Jayne Dinse, director of admissions and financial aid at South Central, said the grants have been used to cover spiking utility bills during a harsh winter, broken eyeglasses and a stolen bicycle.
"One of the things that we stress is that we're looking at that unforeseen emergency," she said. But school counselors also advise students on other resources, such as food shelves, for ongoing financial challenges.
The students, meanwhile, have been endlessly grateful. One, Dinse said, "made me a little plaque that hangs in my office that says 'Jayne, because of you, I didn't give up.' "
South Central has been awarding the grants since 2016 with funds from the Great Lakes Higher Education Corporation, which has supported similar programs at dozens of colleges in the Upper Midwest.
Many of these students already receive large amounts of financial aid, including federal and state grants, to help with tuition and living expenses. But supporters say these small emergency grants serve a different purpose.
"You just help them get through a rough patch and students will not stop out," said Lisa Mohr, who runs the emergency grant program at Rochester Community and Technical College. And that in turn can boost graduation rates, she said. "Often, students who drop out don't come back."

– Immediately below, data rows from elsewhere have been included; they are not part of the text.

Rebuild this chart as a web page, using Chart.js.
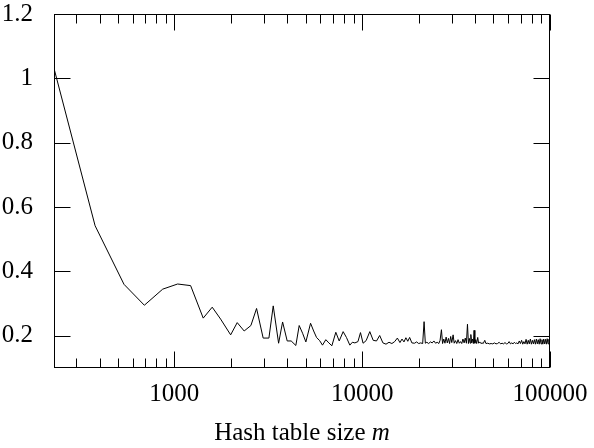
<!DOCTYPE html>
<html>
<head>
<meta charset="utf-8">
<script src="https://cdn.jsdelivr.net/npm/chart.js@4/dist/chart.umd.min.js"></script>
<style>
  body { margin: 0; background: #fff; }
  canvas { display: block; }
</style>
</head>
<body>
<canvas id="chart" width="594" height="448"></canvas>
<script>
const tableSizes = [
  229, 379, 540, 693, 868, 1042, 1222, 1426, 1592, 1765,
  1996, 2163, 2356, 2558, 2742, 2973, 3190, 3363, 3592, 3773,
  3991, 4190, 4437, 4624, 4820, 5018, 5315, 5520, 5718, 5940,
  6152, 6408, 6650, 6900, 7244, 7550, 7924, 8250, 8603, 8870,
  9150, 9500, 9800, 10116, 10500, 10985, 11450, 11930, 12400, 12900,
  13400, 13900, 14400, 14900, 15400, 15900, 16300, 16700, 17100, 17500,
  17900, 18400, 19000, 19500, 20000, 20500, 21000, 21370, 21700, 22100,
  22600, 23100, 23600, 24100, 24600, 25100, 25600, 26000, 26430, 26800,
  27200, 27600, 28000, 28400, 28800, 29200, 29600, 30000, 30500, 30900,
  31400, 31900, 32400, 32900, 33400, 33900, 34400, 34900, 35400, 35900,
  36370, 36800, 37200, 37600, 37900, 38300, 38700, 39100, 39430, 39800,
  40260, 40700, 41230, 41700, 42300, 42900, 43500, 44100, 44960, 45600,
  46600, 47600, 48600, 49600, 50600, 51600, 52600, 53600, 54600, 55600,
  56600, 57600, 58600, 59600, 60600, 61600, 62600, 63600, 64600, 65600,
  66600, 67600, 68600, 69600, 70600, 71600, 72600, 73600, 74600, 75600,
  76600, 77600, 78600, 79600, 80600, 81600, 82600, 83600, 84600, 85600,
  86600, 87600, 88600, 89600, 90600, 91600, 92600, 93600, 94600, 95600,
  96600, 97600, 98600, 99600, 100000
];
const values = [
  1.031, 0.542, 0.360, 0.295, 0.345, 0.361, 0.356, 0.255, 0.289, 0.252,
  0.203, 0.241, 0.215, 0.232, 0.285, 0.193, 0.193, 0.293, 0.177, 0.243,
  0.184, 0.184, 0.170, 0.232, 0.208, 0.181, 0.239, 0.215, 0.195, 0.185,
  0.171, 0.188, 0.178, 0.169, 0.211, 0.184, 0.213, 0.195, 0.171, 0.180,
  0.178, 0.182, 0.210, 0.177, 0.185, 0.213, 0.186, 0.184, 0.201, 0.178,
  0.174, 0.180, 0.176, 0.182, 0.193, 0.179, 0.190, 0.181, 0.194, 0.183,
  0.195, 0.178, 0.177, 0.181, 0.176, 0.178, 0.176, 0.244, 0.177, 0.180,
  0.176, 0.181, 0.178, 0.184, 0.177, 0.180, 0.176, 0.186, 0.219, 0.176,
  0.190, 0.177, 0.196, 0.178, 0.192, 0.176, 0.198, 0.179, 0.203, 0.177,
  0.185, 0.176, 0.188, 0.177, 0.182, 0.176, 0.190, 0.178, 0.193, 0.177,
  0.236, 0.176, 0.192, 0.177, 0.204, 0.178, 0.190, 0.176, 0.217, 0.177,
  0.188, 0.176, 0.195, 0.177, 0.181, 0.176, 0.178, 0.176, 0.186, 0.176,
  0.177, 0.175, 0.176, 0.175, 0.178, 0.175, 0.176, 0.180, 0.175, 0.177,
  0.175, 0.179, 0.175, 0.176, 0.182, 0.175, 0.178, 0.175, 0.180, 0.176,
  0.178, 0.175, 0.184, 0.176, 0.186, 0.174, 0.182, 0.175, 0.189, 0.174,
  0.186, 0.175, 0.190, 0.174, 0.186, 0.175, 0.188, 0.174, 0.190, 0.175,
  0.188, 0.174, 0.191, 0.175, 0.188, 0.174, 0.190, 0.175, 0.189, 0.174,
  0.191, 0.175, 0.189, 0.176, 0.184
];

const xLabelTicks = [1000, 10000, 100000];
const xMinorTicks = [300, 400, 500, 600, 700, 800, 900,
  2000, 3000, 4000, 5000, 6000, 7000, 8000, 9000,
  20000, 30000, 40000, 50000, 60000, 70000, 80000, 90000];
const yLabelTicks = [0.2, 0.4, 0.6, 0.8, 1.0, 1.2];

const serif = "'Liberation Serif', 'Times New Roman', serif";

// frame with inward ticks on all four sides, and the axis title
const frameTicks = {
  id: "frameTicks",
  afterDraw(chart) {
    const ctx = chart.ctx;
    const a = chart.chartArea;
    const xs = chart.scales.x, ys = chart.scales.y;
    const L = Math.round(a.left) + 0.5, R = Math.round(a.right) - 0.5;
    const T = Math.round(a.top) + 0.5, B = Math.round(a.bottom) - 0.5;
    ctx.save();
    ctx.strokeStyle = "#000";
    ctx.lineWidth = 1;
    ctx.strokeRect(L, T, R - L, B - T);
    ctx.beginPath();
    const vTick = (v, len) => {
      const px = Math.round(xs.getPixelForValue(v)) + 0.5;
      ctx.moveTo(px, T); ctx.lineTo(px, T + len);
      ctx.moveTo(px, B); ctx.lineTo(px, B - len);
    };
    xLabelTicks.forEach(v => vTick(v, 16));
    xMinorTicks.forEach(v => vTick(v, 9));
    yLabelTicks.forEach(v => {
      const py = Math.round(ys.getPixelForValue(v)) + 0.5;
      ctx.moveTo(L, py); ctx.lineTo(L + 16, py);
      ctx.moveTo(R, py); ctx.lineTo(R - 16, py);
    });
    ctx.stroke();

    // "Hash table size m" with italic m
    const part1 = "Hash table size ";
    const part2 = "m";
    ctx.fillStyle = "#000";
    ctx.textBaseline = "alphabetic";
    ctx.font = "25px " + serif;
    const w1 = ctx.measureText(part1).width;
    ctx.font = "italic 25px " + serif;
    const w2 = ctx.measureText(part2).width;
    const cx = (a.left + a.right) / 2;
    const x0 = cx - (w1 + w2) / 2;
    ctx.font = "25px " + serif;
    ctx.fillText(part1, x0, 440);
    ctx.font = "italic 25px " + serif;
    ctx.fillText(part2, x0 + w1, 440);
    ctx.restore();
  }
};

const points = tableSizes.map((m, i) => ({ x: m, y: values[i] }));

new Chart(document.getElementById("chart").getContext("2d"), {
  type: "line",
  data: {
    datasets: [{
      data: points,
      borderColor: "#000",
      borderWidth: 1,
      pointRadius: 0,
      tension: 0,
      fill: false
    }]
  },
  options: {
    responsive: false,
    animation: false,
    layout: { padding: { top: 14, right: 44, left: 0, bottom: 0 } },
    plugins: { legend: { display: false }, tooltip: { enabled: false } },
    scales: {
      x: {
        type: "logarithmic",
        min: 229,
        max: 100000,
        grid: { display: false },
        border: { display: false },
        afterBuildTicks: s => { s.ticks = xLabelTicks.map(v => ({ value: v })); },
        afterFit: s => { s.height = 80; s.paddingLeft = 0; s.paddingRight = 0; },
        ticks: {
          color: "#000",
          padding: 6,
          maxRotation: 0,
          autoSkip: false,
          font: { family: serif, size: 25, lineHeight: 1 },
          callback: v => String(v)
        }
      },
      y: {
        min: 0.1,
        max: 1.2,
        grid: { display: false },
        border: { display: false },
        afterBuildTicks: s => { s.ticks = yLabelTicks.map(v => ({ value: v })); },
        afterFit: s => { s.width = 54; s.paddingTop = 0; s.paddingBottom = 0; },
        ticks: {
          color: "#000",
          padding: 13,
          font: { family: serif, size: 25, lineHeight: 1 },
          callback: v => String(+v.toFixed(1))
        }
      }
    }
  },
  plugins: [frameTicks]
});
</script>
</body>
</html>
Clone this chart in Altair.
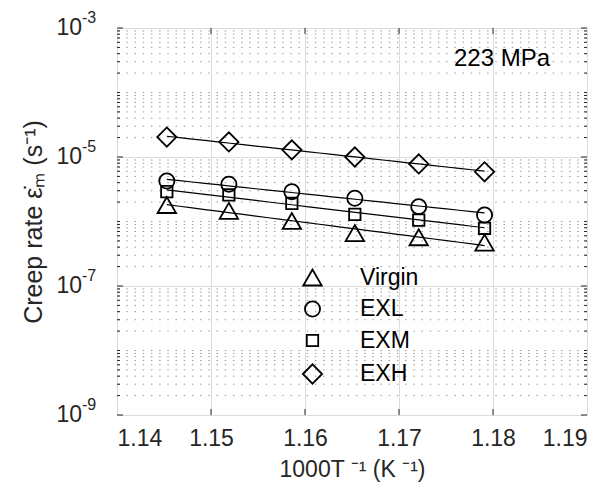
import altair as alt
import pandas as pd

FONT = "Liberation Sans"
W, H = 470, 387

# ---- data ----
inv_T = [1.1453, 1.1519, 1.1586, 1.1653, 1.1721, 1.1791]
virgin = [1.80e-6, 1.46e-6, 1.02e-6, 6.6e-7, 5.7e-7, 4.7e-7]
exl = [4.25e-6, 3.78e-6, 2.90e-6, 2.29e-6, 1.70e-6, 1.26e-6]
exm = [2.90e-6, 2.58e-6, 1.91e-6, 1.29e-6, 1.05e-6, 7.85e-7]
exh = [2.04e-5, 1.71e-5, 1.29e-5, 1.00e-5, 7.8e-6, 5.9e-6]
series_names = ["Virgin", "EXL", "EXM", "EXH"]
series_shapes = ["triangle-up", "circle", "square", "diamond"]
series_sizes = [340, 230, 130, 370]

x_ticks = [1.14, 1.15, 1.16, 1.17, 1.18, 1.19]
y_major = [1e-3, 1e-5, 1e-7, 1e-9]
y_major_exp = ["-3", "-5", "-7", "-9"]
y_decades = [-9, -8, -7, -6, -5, -4]
stress_label = "223 MPa"
x_title = "1000T \u207b\u00b9 (K \u207b\u00b9)"
y_title = "Creep rate \u03b5\u0307\u2098 (s\u207b\u00b9)"

rows = []
for name, vals in zip(series_names, [virgin, exl, exm, exh]):
    for xv, yv in zip(inv_T, vals):
        rows.append({"x": xv, "y": yv, "series": name})
df = pd.DataFrame(rows)

minor_vals = []
for d in y_decades:
    for k in range(1, 10):
        v = k * 10.0 ** d
        if k == 1 and d in (-9, -7, -5):
            continue
        minor_vals.append(v)
minor_df = pd.DataFrame({"y": minor_vals})
major_df = pd.DataFrame({"y": y_major, "e": y_major_exp})
xt_df = pd.DataFrame({"x": x_ticks[1:-1]})

xs = alt.Scale(domain=[1.14, 1.19], nice=False, zero=False)
ys = alt.Scale(type="log", domain=[1e-9, 1e-3], nice=False)

X = alt.X("x:Q", scale=xs,
          axis=alt.Axis(values=x_ticks, format=".2f", grid=True, gridColor="#dcdcdc",
                        gridWidth=1, ticks=False, tickSize=0, domain=False,
                        labelFontSize=23, labelFont=FONT, labelColor="#262626",
                        labelPadding=12, title=x_title, titleFont=FONT,
                        titleFontSize=23, titleFontWeight="normal", titleColor="#262626",
                        titlePadding=8))
Y = alt.Y("y:Q", scale=ys,
          axis=alt.Axis(values=y_major, grid=True, gridColor="#dcdcdc", gridWidth=1,
                        labels=False, ticks=False, tickSize=0, domain=False,
                        title=y_title, titleFont=FONT, titleFontSize=25,
                        titleFontWeight="normal", titleColor="#262626", titlePadding=71))

minor_grid = alt.Chart(minor_df).mark_rule(
    color="#9a9a9a", strokeWidth=1, strokeDash=[1.5, 6.7]
).encode(y=alt.Y("y:Q", scale=ys))

minor_tick_l = alt.Chart(minor_df).mark_rule(color="#262626", strokeWidth=1).encode(
    y=alt.Y("y:Q", scale=ys), x=alt.value(0), x2=alt.value(3))
minor_tick_r = alt.Chart(minor_df).mark_rule(color="#262626", strokeWidth=1).encode(
    y=alt.Y("y:Q", scale=ys), x=alt.value(W - 3), x2=alt.value(W))
major_tick_l = alt.Chart(major_df).mark_rule(color="#262626", strokeWidth=1).encode(
    y=alt.Y("y:Q", scale=ys), x=alt.value(0), x2=alt.value(6))
major_tick_r = alt.Chart(major_df).mark_rule(color="#262626", strokeWidth=1).encode(
    y=alt.Y("y:Q", scale=ys), x=alt.value(W - 6), x2=alt.value(W))
xtick_b = alt.Chart(xt_df).mark_rule(color="#262626", strokeWidth=1).encode(
    x=alt.X("x:Q", scale=xs), y=alt.value(H - 6), y2=alt.value(H))
xtick_t = alt.Chart(xt_df).mark_rule(color="#262626", strokeWidth=1).encode(
    x=alt.X("x:Q", scale=xs), y=alt.value(0), y2=alt.value(6))

ylab10 = alt.Chart(major_df).mark_text(
    align="right", baseline="middle", fontSize=23, font=FONT, color="#262626"
).encode(y=alt.Y("y:Q", scale=ys), x=alt.value(-35), text=alt.value("10"))
ylabexp = alt.Chart(major_df).mark_text(
    align="left", baseline="middle", fontSize=16, font=FONT, color="#262626", dy=-10
).encode(y=alt.Y("y:Q", scale=ys), x=alt.value(-35), text="e:N")

fits = alt.Chart(df).transform_regression(
    "x", "y", method="exp", groupby=["series"]
).mark_line(color="black", strokeWidth=1.2).encode(
    x=alt.X("x:Q", scale=xs), y=alt.Y("y:Q", scale=ys), detail="series:N")

leg = alt.Legend(title=None, orient="none", legendX=184, legendY=238,
                 labelFontSize=23, labelFont=FONT, labelColor="black",
                 symbolStrokeColor="black", symbolStrokeWidth=1.8,
                 labelOffset=36, rowPadding=7.5, padding=0)

points = alt.Chart(df).mark_point(
    filled=False, color="black", strokeWidth=1.8, opacity=1
).encode(
    x=X, y=Y,
    shape=alt.Shape("series:N", scale=alt.Scale(domain=series_names, range=series_shapes),
                    legend=leg),
    size=alt.Size("series:N",
                  scale=alt.Scale(type="ordinal", domain=series_names, range=series_sizes),
                  legend=leg),
)

label = alt.Chart(pd.DataFrame({"t": [stress_label]})).mark_text(
    align="right", baseline="middle", fontSize=24, font=FONT, color="black"
).encode(text="t:N", x=alt.value(433), y=alt.value(31))

chart = alt.layer(
    minor_grid, points, fits, minor_tick_l, minor_tick_r, major_tick_l, major_tick_r,
    xtick_b, xtick_t, ylab10, ylabexp, label
).properties(
    width=W, height=H,
    autosize=alt.AutoSizeParams(type="none"),
    padding={"left": 117, "top": 28, "right": 24, "bottom": 85},
).configure_view(stroke="#262626", strokeWidth=1.4).configure(background="white")

chart.save("out.html", embed_options={"renderer": "svg", "actions": False})
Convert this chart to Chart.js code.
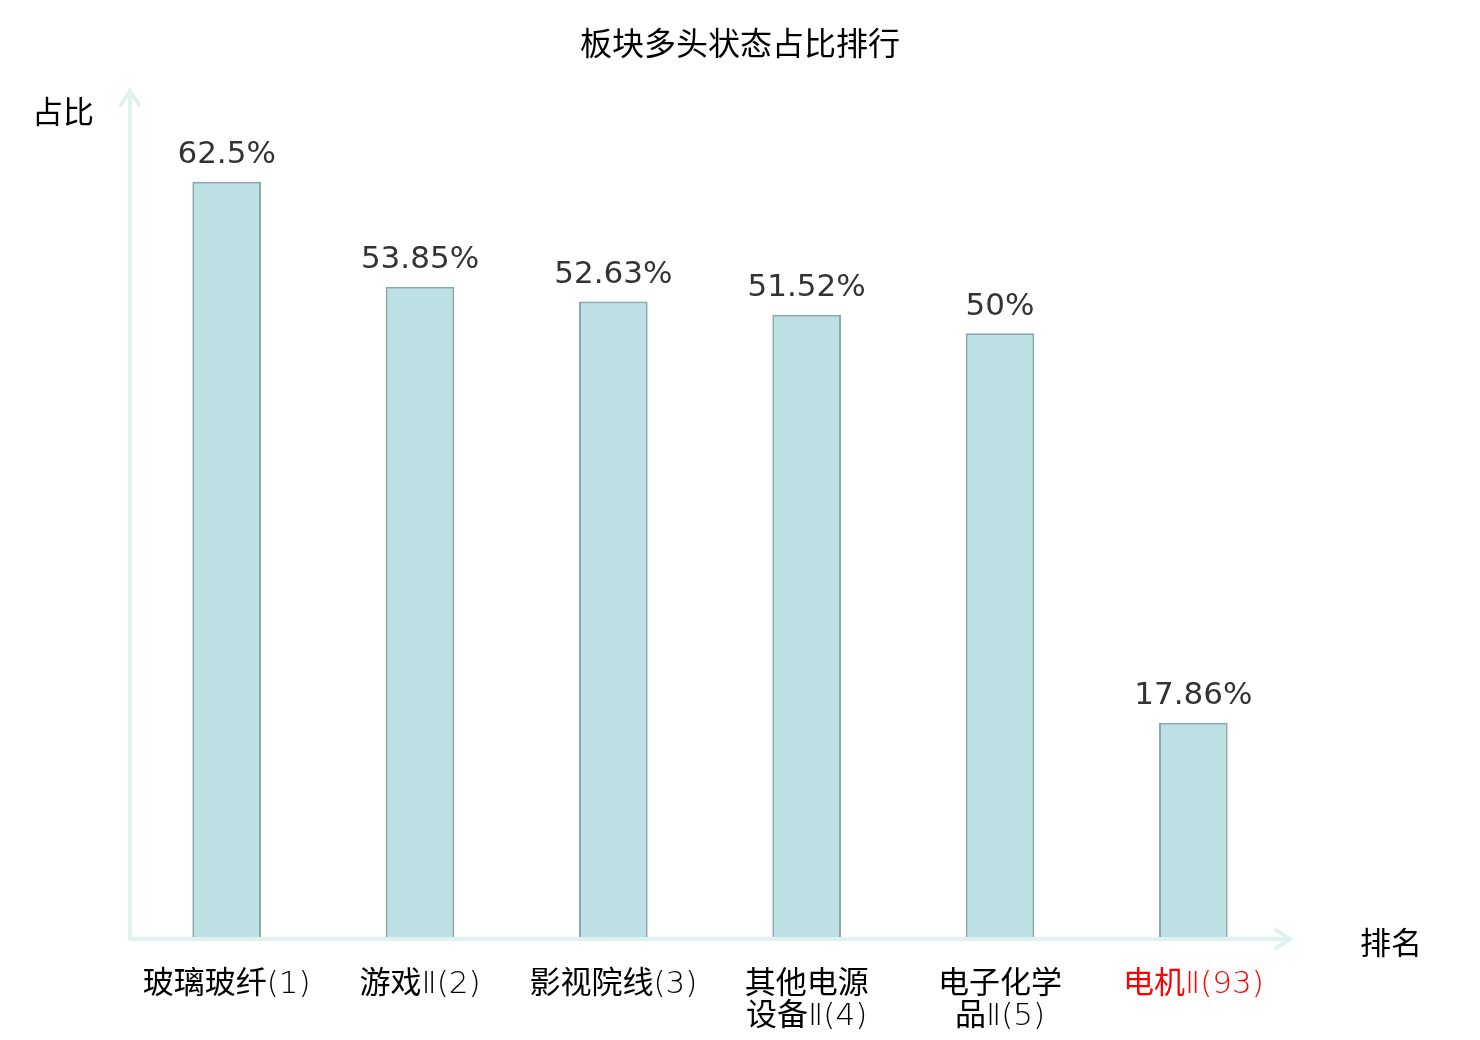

Not everyone who seeks a grant gets one, officials said. Applicants have to provide proof of the expense, and it has to be a true emergency. "We don't pay people's cellphone bills or internet or their TV cable," said Mohr. "We don't do the wants … we focus on the needs."
The new state funding probably won't go very far in meeting the demand, said Pogemiller, the higher education commissioner. But he said he hopes it will encourage more schools to join in and raise funds on their own.
In Alexandria, meanwhile, college officials are looking for new ways to fund the grants now that the original gift has run out. But Sibajene has no doubt that the investment, for these students, is worth it.
"The money that we gave them didn't fix their lives," she said. "But [it] definitely gave them a psychological push to believe that they can do this."